9. The invisible war (Kirby Dick)
Het Amerikaanse leger en de welhaast geïnstitutionaliseerde verkrachting van vrouwen. Ja, veel erger dan verwacht.
8. The imposter (Bart Layton)
Enigszins geflipte Spanjaard geeft zich uit voor de Amerikaan die al jaren wordt vermist. Familie onvangt hem met open armen. Krankzinnig verhaal, echt gebeurd. De film hoeft niet eens goed meer te zijn om hiervan te kunnen genieten.
7. The gatekeepers (Dror Moreh)
Je zou verwachten dat de directeuren van de Israëlische veiligheidsdienst Shin Beet en masse het ongelijk van links zouden gaan aantonen, maar ze blijken zelf allemaal links.

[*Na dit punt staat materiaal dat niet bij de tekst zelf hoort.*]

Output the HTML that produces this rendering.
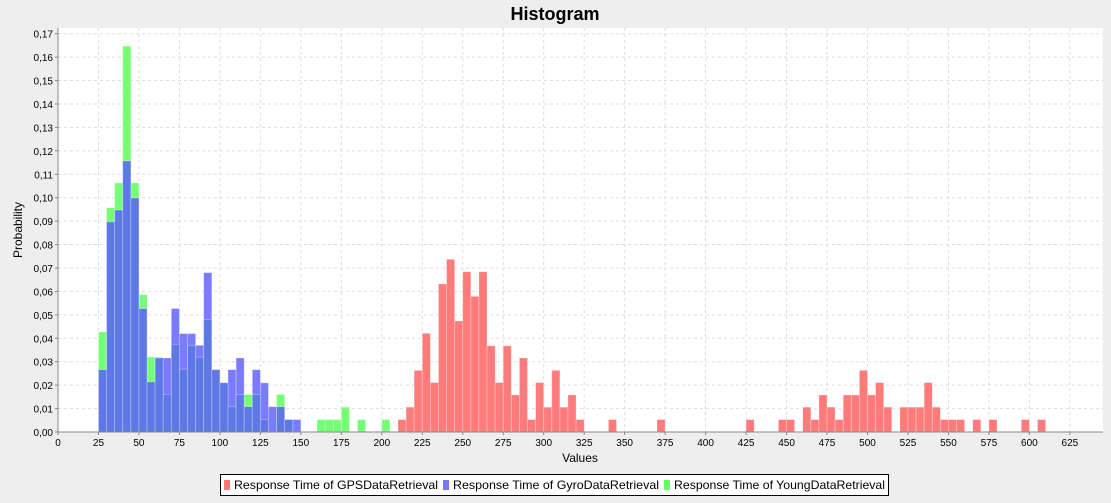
<!DOCTYPE html>
<html><head><meta charset="utf-8"><style>
body{margin:0;background:#eeeeee;font-family:"Liberation Sans",sans-serif}
svg text{font-family:"Liberation Sans",sans-serif}
</style></head><body>
<svg id="c" width="1111" height="498" xmlns="http://www.w3.org/2000/svg">
<rect x="0" y="0" width="1111" height="498" fill="#eeeeee"/>
<text x="555" y="20" text-anchor="middle" font-size="18" font-weight="bold">Histogram</text>
<rect x="58" y="28" width="1045" height="404" fill="#fff"/>
<g id="grid"></g>
<g id="bars"></g>
<g id="axes"></g>
<text x="22" y="230" transform="rotate(-90 22 230)" text-anchor="middle" font-size="12">Probability</text>
<text x="580" y="462" text-anchor="middle" font-size="12">Values</text>
<g>
<rect x="220.5" y="474.5" width="668" height="21" fill="#fff" stroke="#000"/>
<rect x="224" y="480" width="6" height="10" fill="#ff7777"/>
<text x="234" y="489" font-size="12" textLength="204" lengthAdjust="spacingAndGlyphs">Response Time of GPSDataRetrieval</text>
<rect x="443" y="480" width="6" height="10" fill="#7777ff"/>
<text x="453" y="489" font-size="12" textLength="206" lengthAdjust="spacingAndGlyphs">Response Time of GyroDataRetrieval</text>
<rect x="664" y="480" width="6" height="10" fill="#66ff66"/>
<text x="674" y="489" font-size="12" textLength="211" lengthAdjust="spacingAndGlyphs">Response Time of YoungDataRetrieval</text>
</g>
</svg>
<script>
const binWidth = 5;
const gpsBins = [210,215,220,225,230,235,240,245,250,255,260,265,270,275,280,285,290,295,300,305,310,315,320,340,370,425,445,450,460,465,470,475,480,485,490,495,500,505,510,520,525,530,535,540,545,550,555,565,575,595,605];
const gpsValues = [0.0053,0.0106,0.0263,0.0421,0.0211,0.0632,0.0737,0.0474,0.0684,0.0579,0.0684,0.0368,0.0211,0.0368,0.0158,0.0316,0.0053,0.0211,0.0106,0.0263,0.0106,0.0158,0.0053,0.0053,0.0053,0.0053,0.0053,0.0053,0.0106,0.0053,0.0158,0.0106,0.0053,0.0158,0.0158,0.0263,0.0158,0.0211,0.0106,0.0106,0.0106,0.0106,0.0211,0.0106,0.0053,0.0053,0.0053,0.0053,0.0053,0.0053,0.0053];
const gyroBins = [25,30,35,40,45,50,55,60,65,70,75,80,85,90,95,100,105,110,115,120,125,130,135,140,145];
const gyroValues = [0.0266,0.0897,0.0947,0.1157,0.0999,0.0527,0.0214,0.0316,0.0316,0.0527,0.042,0.042,0.037,0.068,0.0266,0.021,0.0266,0.0316,0.0108,0.0266,0.021,0.0108,0.0108,0.0053,0.0053];
const youngBins = [25,30,35,40,45,50,55,60,65,70,75,80,85,90,95,100,105,110,115,120,125,135,140,160,165,170,175,185,200];
const youngValues = [0.0427,0.0957,0.1063,0.1647,0.1063,0.0586,0.032,0.032,0.016,0.0374,0.0268,0.037,0.032,0.048,0.0266,0.021,0.0108,0.016,0.016,0.016,0.0053,0.016,0.0053,0.0053,0.0053,0.0053,0.0106,0.0053,0.0053];
const yTicks = [0,0.01,0.02,0.03,0.04,0.05,0.06,0.07,0.08,0.09,0.10,0.11,0.12,0.13,0.14,0.15,0.16,0.17];
const xTicks = [0,25,50,75,100,125,150,175,200,225,250,275,300,325,350,375,400,425,450,475,500,525,550,575,600,625];

const NS="http://www.w3.org/2000/svg";
const X0=58, X1=1103, Y0=432, Y1=28;
function xs(v){return X0+v*1.619;}
function ys(p){return Y0-p*2343;}
function mk(tag,attrs,parent){const e=document.createElementNS(NS,tag);for(const k in attrs)e.setAttribute(k,attrs[k]);parent.appendChild(e);return e;}
const grid=document.getElementById('grid'), axes=document.getElementById('axes'), bars=document.getElementById('bars');
yTicks.forEach(t=>{
  const y=ys(t);
  const g=mk('line',{x1:X0,x2:X1,y1:y,y2:y,stroke:'#dddddd','stroke-dasharray':'3,3'},grid);
  
  
  mk('line',{x1:X0-3,x2:X0,y1:y,y2:y,stroke:'#888'},axes);
  const tx=mk('text',{x:X0-5,y:y+4,'text-anchor':'end','font-size':'10'},axes);
  tx.textContent=t.toFixed(2).replace('.',',');
  
  
});
xTicks.forEach(t=>{
  const x=xs(t);
  const g=mk('line',{x1:x,x2:x,y1:Y1,y2:Y0,stroke:'#dddddd','stroke-dasharray':'3,3'},grid);
  
  
  mk('line',{x1:x,x2:x,y1:Y0,y2:Y0+3,stroke:'#888'},axes);
  const tx=mk('text',{x:x,y:Y0+14,'text-anchor':'middle','font-size':'10'},axes);
  tx.textContent=t;
  
  
});
mk('line',{x1:X0,x2:X0,y1:Y1,y2:Y0,stroke:'#888'},axes);
mk('line',{x1:X0,x2:X1,y1:Y0,y2:Y0,stroke:'#888'},axes);
function bar(b,v,color,name){
  const x=xs(b), w=xs(b+binWidth)-x, y=ys(v);
  const r=mk('rect',{x:x,y:y,width:w,height:Y0-y,fill:color,stroke:'#ffffff','stroke-opacity':0.35,'stroke-width':0.8},bars);
  
  
}
youngBins.forEach((b,i)=>bar(b,youngValues[i],'#75ff75','bar-young'));
gyroBins.forEach((b,i)=>bar(b,gyroValues[i],'#7b7bff','bar-gyro'));
gyroBins.forEach((b,i)=>{
  const j=youngBins.indexOf(b);
  if(j>=0) bar(b,Math.min(gyroValues[i],youngValues[j]),'#5e78e5','bar-overlap');
});
gpsBins.forEach((b,i)=>bar(b,gpsValues[i],'#ff7b7b','bar-gps'));
</script>
</body></html>
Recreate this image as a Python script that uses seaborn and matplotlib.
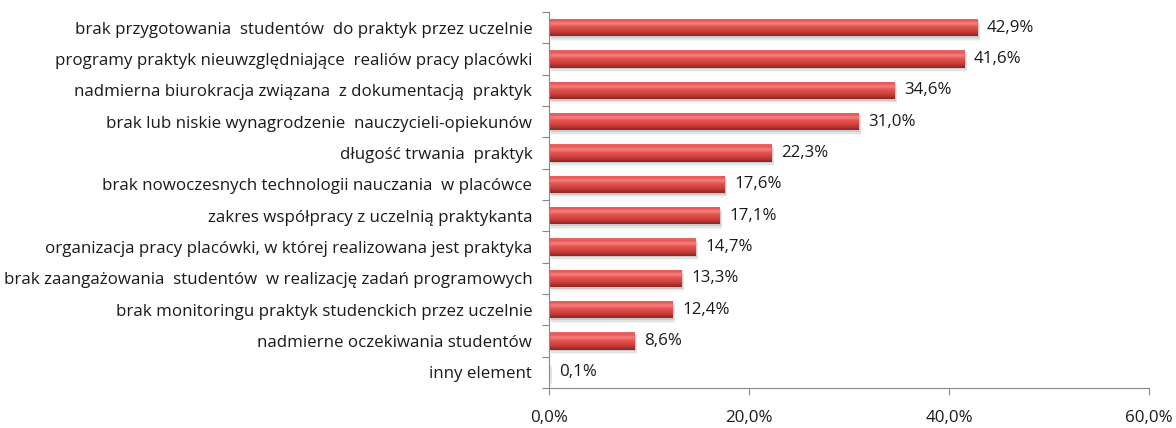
import numpy as np
import pandas as pd
import matplotlib
matplotlib.use("Agg")
import matplotlib.pyplot as plt
from matplotlib.colors import LinearSegmentedColormap
import seaborn as sns

categories = [
    "brak przygotowania  studentów  do praktyk przez uczelnie",
    "programy praktyk nieuwzględniające  realiów pracy placówki",
    "nadmierna biurokracja związana  z dokumentacją  praktyk",
    "brak lub niskie wynagrodzenie  nauczycieli-opiekunów",
    "długość trwania  praktyk",
    "brak nowoczesnych technologii nauczania  w placówce",
    "zakres współpracy z uczelnią praktykanta",
    "organizacja pracy placówki, w której realizowana jest praktyka",
    "brak zaangażowania  studentów  w realizację zadań programowych",
    "brak monitoringu praktyk studenckich przez uczelnie",
    "nadmierne oczekiwania studentów",
    "inny element",
]
values = [42.9, 41.6, 34.6, 31.0, 22.3, 17.6, 17.1, 14.7, 13.3, 12.4, 8.6, 0.1]
x_ticks = [0, 20, 40, 60]

df = pd.DataFrame({"kategoria": categories, "procent": values})

sns.set_theme(style="white")
plt.rcParams["font.family"] = ["Open Sans", "DejaVu Sans"]
FS = 12.2

fig = plt.figure(figsize=(11.76, 4.28), dpi=100)
ax = fig.add_axes([549 / 1176, 40 / 428, 600 / 1176, 376 / 428])

sns.barplot(data=df, x="procent", y="kategoria", orient="h", color="#c0504d",
            width=0.56, ax=ax, saturation=1, edgecolor="none")

# glossy cylinder shading on each bar: light highlight on top, dark red underneath
shade = LinearSegmentedColormap.from_list(
    "gloss", [(0.0, "#e86a67"), (0.12, "#e55552"), (0.3, "#f58380"),
              (0.45, "#e65653"), (0.75, "#cc3d3a"), (1.0, "#8a2624")])
grad = np.linspace(0, 1, 64).reshape(-1, 1)
for patch in list(ax.patches):
    x0, y0 = patch.get_x(), patch.get_y()
    w, h = patch.get_width(), patch.get_height()
    # soft drop shadow
    for k, a in enumerate([0.10, 0.07, 0.04]):
        ax.add_patch(plt.Rectangle((x0 + 0.08 * (k + 1), y0 + 0.05 * (k + 1)), w, h,
                                   color="#000000", alpha=a, zorder=1, lw=0))
    im = ax.imshow(grad, cmap=shade, aspect="auto", origin="upper",
                   extent=(x0, x0 + w, y0 + h, y0), zorder=2,
                   interpolation="bicubic")
    im.set_clip_path(patch)
    patch.set_zorder(2)

for i, v in enumerate(values):
    ax.text(v + 0.9, i, f"{v:.1f}%".replace(".", ","), va="center", ha="left",
            fontsize=FS, color="#1a1a1a", zorder=3)

ax.set_xlim(0, 60)
ax.set_ylim(len(categories) - 0.5, -0.5)
ax.set_xticks(x_ticks)
ax.set_xticklabels([f"{t:.1f}%".replace(".", ",") for t in x_ticks], fontsize=FS,
                   color="#1a1a1a")
ax.set_yticks(range(len(categories)))
ax.set_yticklabels(categories, fontsize=FS, color="#1a1a1a")
ax.tick_params(axis="y", which="major", left=True, length=0, pad=12)
ax.tick_params(axis="x", which="major", bottom=True, length=5, width=0.8,
               color="#888888", direction="out", pad=11)

# ticks between categories on the category axis
ax.set_yticks(np.arange(-0.5, len(categories), 1), minor=True)
ax.tick_params(axis="y", which="minor", left=True, length=5, width=0.8,
               color="#888888", direction="out")

ax.set_xlabel("")
ax.set_ylabel("")
for side in ["top", "right"]:
    ax.spines[side].set_visible(False)
for side in ["left", "bottom"]:
    ax.spines[side].set_color("#888888")
    ax.spines[side].set_linewidth(0.8)

fig.savefig("out.png", dpi=100, facecolor="white")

Of ze doen allemaal een Ruud Lubbers-je. Dat was de belangrijkste vraag waar ik mee bleef zitten.
6. A pervert's guide to ideology (Sophie Fiennes)

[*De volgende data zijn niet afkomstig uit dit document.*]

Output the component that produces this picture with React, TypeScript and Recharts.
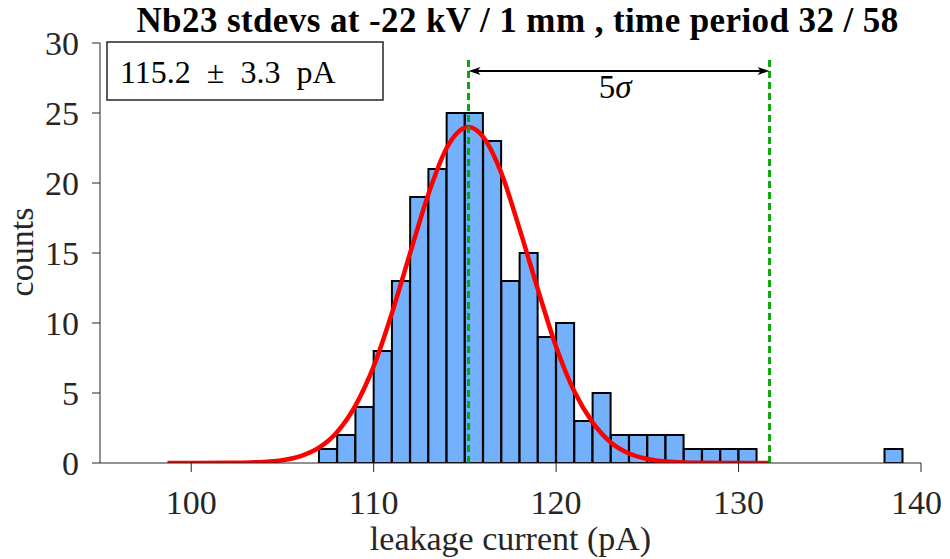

Slavoj Zizek beweegt zich op het grensvlak van de psychologie, de filosofie en film. Hij vertelt zeer gedreven over hun onderlinge relaties. Soms blijft het steken in grote woorden, soms gaat het van de hak op de tak, maar vaak geeft hij treffende, vaak afwijkende analyses van bekende films. Zijn observatie dat Kate Winslet in Titanic Leonardo DiCaprio uiteindelijk onder water duwt, en waarom, is meesterlijk.

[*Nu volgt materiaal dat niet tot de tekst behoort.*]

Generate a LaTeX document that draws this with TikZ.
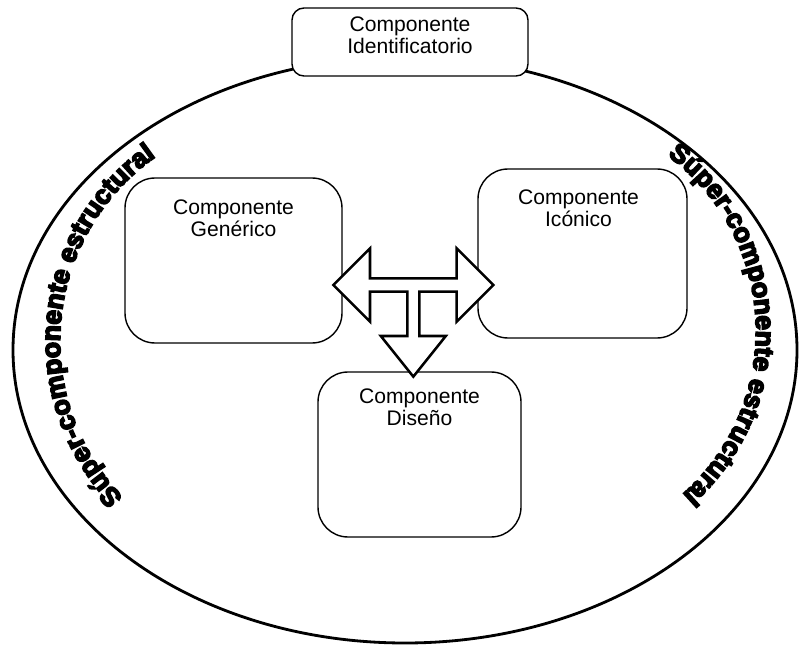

5. Searching for sugar man (Malik Bendjelloul)
Dit verhaal over de vergeten zanger Rodriguez die zonder dat hij het wist een grote ster was in Zuid-Afrika bleek achteraf inderdaad een beetje 'too good to be true' maar soms is het geoorloofd om je oren dicht te doen en heel hard "Lalalalala" te zingen.
4. Indie game: the movie (Lisanne Pajot, James Swirsky)
Indie-muziek kennen we allemaal. Deze docu gaat over mensen die indie-videogames maken. Die hun hele leven op de helling zetten en jaren zonder salaris bugs in het programma zitten weg te werken. Om uiteindelijk op metracritic te kijken wat de waardering voor hun spelletje is.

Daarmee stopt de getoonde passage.